Against these excesses, the report shows that existing measures supposed to regulate the advertising industry are insufficient: legal notices, climate contracts and self-regulation instances are failing to counterbalance the normative influence of these campaigns. R.A.P. has analysed all 56 existing contracts in the automotive industry (from the Climate and Resilience French law) The verdict? 80% of indicators are vague or undefined. None is committing to any sobriety measure, such as reducing cars’ weight or speed. At a time where only electric cars are promoted, the limited and sectoral prohibitions of advertising for fossil fuels are also failing to drive the market towards lighter and more sober vehicles.

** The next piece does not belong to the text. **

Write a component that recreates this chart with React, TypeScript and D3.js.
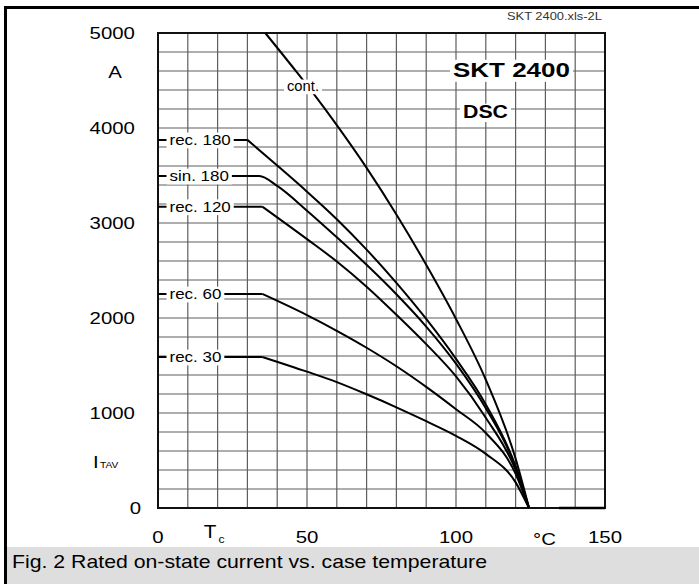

Yet, the global number of individual cars must decline.

R.A.P. is advocating for effective bans, which have proven their worth. For the automotive industry, it would translate in a ban of any propaganda or advertising for a terrestrial motorised vehicle whose weight is above 270kg (600 lb), with the exception of public transports.

According to Camille Aboudaram, campaigner for the ‘Stop Pub Climaticide’ (‘Stop Climate-Damaging Ads’) campaign: “The car advertising sector is going off the rails. In the name of the ecological and health imperative, the government must now ban all advertising that glorifies individual cars, and make using it uncool”.